After much discussion, the 80 voters at Monday’s Woodstock town meeting passed four new ordinances, one of which squeaked by with only a five-vote margin.
Residents also approved all the money articles on the warrant.
A proposal for an occupancy certificate for new homes and buildings prompted much debate.
Planning Board Chairman Tom Hartford said he wrote the ordinance in response to requests from banks and insurance companies who had been requesting such documents in recent years.
He noted that the town has not adopted the state’s building code, and the town code enforcement officer does not inspect buildings.
Hartford said he didn’t want it to place any more restrictions on property owners than the town currently requires. So the certificate calls for a signature from the property owner verifying that town requirements, such as setbacks, septic plan and house numbering have been met.
For businesses, the owner must additionally state that county, state and federal requirements have been met.
But a few residents worried that would put undue liability on the property owner. They also felt the wording implied homeowners must also verify that county, state and federal requirements be met.
Some suggested the town attorney review the proposed certificate before the town approved it, and find ways for the CEO to aid homeowners in the certificate completion process.
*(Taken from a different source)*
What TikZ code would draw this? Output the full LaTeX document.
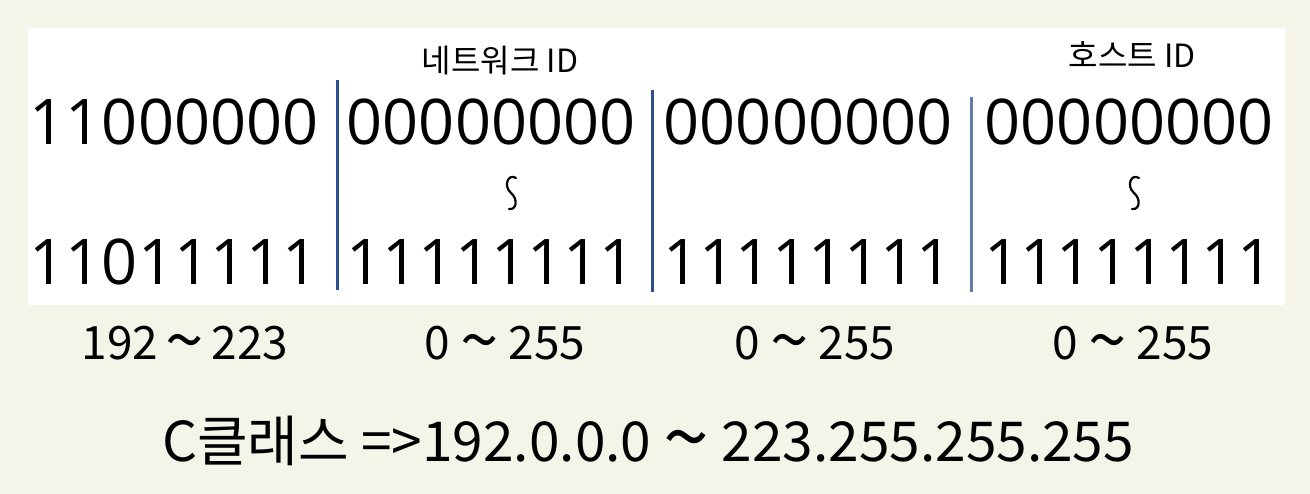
\documentclass[tikz,border=0pt]{standalone}
\usepackage{fontspec}
\setmainfont{Open Sans}
\newfontfamily\kofont{Noto Sans CJK KR}
\definecolor{paper}{HTML}{F5F4E8}
\definecolor{divblue}{HTML}{2E4F8F}
\newcommand{\wavy}{\raisebox{-0.12em}{\scalebox{1.5}{\char`\~}}}
\begin{document}
\begin{tikzpicture}[x=1pt,y=-1pt,
    bits/.style={font=\fontsize{63}{63}\selectfont,inner sep=0pt,anchor=base},
    wave/.style={line width=2.2pt,line cap=round},
    idlabel/.style={font=\kofont\fontsize{32}{32}\selectfont,inner sep=0pt},
    rangelabel/.style={font=\kofont\fontsize{46}{46}\selectfont,inner sep=0pt,anchor=base},
    divider/.style={divblue,line width=3pt}]
    \useasboundingbox[fill=paper] (0,0) rectangle (1310,494);
    \fill[white] (28,28) rectangle (1285,305);
    % binary rows
    \node[bits] (lo1) at (174,145) {11000000};
    \node[bits] (hi1) at (174,285) {11011111};
    \foreach \n/\x in {2/491,3/808,4/1129}
        {\node[bits] (lo\n) at (\x,145) {00000000};
         \node[bits] (hi\n) at (\x,285) {11111111};
        }
    % vertical waves
    \foreach \x in {511,1134}
        \draw[wave] (\x+5,178) .. controls (\x-3,173) and (\x-8,186) .. (\x,193)
                    .. controls (\x+7,199) and (\x+6,210) .. (\x-2,209);
    \node[idlabel] (net) at (500,61) {네트워크 ID};
    \node[idlabel] (host) at (1132,55) {호스트 ID};
    % dividers
    \draw[divider] (337,80) -- (337,290);
    \draw[divider] (652,90) -- (652,292);
    \draw[divider,color=divblue!75] (971,97) -- (971,292);
    % ranges
    \node[rangelabel] (r1) at (185,360) {192\,\wavy\,223};
    \foreach \n/\x in {2/505,3/815,4/1133}
        \node[rangelabel] (r\n) at (\x,360) {0 \wavy{} 255};
    \node[rangelabel,font=\kofont\fontsize{55}{55}\selectfont] (cls) at (648,461)
        {C클래스 =>192.0.0.0 \wavy{} 223.255.255.255};
\end{tikzpicture}
\end{document}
But the permit was eventually approved in a written ballot, 41-36.
Also drawing significant discussion was a Quiet Zone ordinance proposal, prompted by complaints about the use of truck “jake brakes” in Bryant Pond Village.
Jan Kendrick, who requested the ordinance, said she was mostly concerned about trucks that are “excessively loud,” but did not want to stop the use of the brakes in safety situations.
“We’re just trying to say, ‘please respect the quiet,’” she said.
Other village residents said they believed some truckers used the brakes even when they are not needed. Motorcycles were also mentioned as a source of significant noise.
The ordinance passed by a show of hands, with some opposed. “Quiet Zone” signs will be placed in the village.
Also approved was an ordinance establishing a one-year moratorium on wind power projects, while a town committee crafts an ordinance.
Bob Elliot of the committee said members wished to have the time to get feedback on the new Spruce Mountain LLC project. He said that since the project went online in December, the group has been receiving input from residents. Most of the concerns related to noise and visual impact, he said, and the possible effect on property values.
Several people at the meeting were also happy to provide feedback.
Gary Kendall, who lives about a mile away said that in the winter, when the leaves are off the trees, he “can hear it pretty good.”
And, said Jan Mayes, “It sounds like a jet that never finishes going by your house.”
The fourth ordinance approved was a ban on the sale of consumer fireworks, but not the use. The state Legislature last year legalized such fireworks, but left towns the option of banning them within their borders.
Hartford again took the floor, this time to explain the proposal from the Fire Department. He said the WFD does not have the resources to monitor the sale of fireworks, but firefighters accept the reality of the their use.
“They had been used all over the state when they were illegal,’ said Hartford. “For us to say ‘no’ is basically a joke. So we say, ‘yes, – continue to use them, enjoy them, but we aren’t interested in selling them in town.’”
He said fireworks are used regularly by people in his neighborhood.
Hartford also cautioned residents that some fireworks purchased in New Hampshire may not be legal under Maine law. The Woodstock ordinance also follows state law by prohibiting use by people under 21, and restricts use to certain hours.
On the recommendation of selectmen, voters turned down an article requesting the town open a 1.3-mile section of the Billings Hill Road for winter maintenance. The article was requested by three year-round residents, Town Manager Vern Maxfield said. The residents themselves currently handle plowing.
But, said Selectman Steve Bies, “this is an extremely expensive article.” He said the road would likely have to be rebuilt in order for a plow to operate effectively.
“There’s not much room to get rid of snow,” said Selectman Rick Young.
Among the large money articles approved were $113,972 for administrative expenses; $55,000 for operation of the Fire Department; $50,000 for a squad truck for the WFD; $50,000 for the Municipal Utilities Account; $160,000 for Capital Reserve (including $100,000 toward fixing the Lake Christopher dam); $124,650 for insurance (down $6,000 from last year); and $100,000 for the Transfer Station (down $12,000 from last year).
Bies said Transfer Station costs were down in part because it has been operating successfully without a manager for the past year. He said there may be other cost savings in the future, as towns in the region explore the possibility of joint purchasing of tipping and hauling services for trash.
In municipal elections, incumbents Selectman Rick Young, SAD 44 Director Sheryl Morgan and Whitman Library Trustee Stacey Millett were returned to office unopposed for three-year terms.
The meeting was moderated by Steve Wight.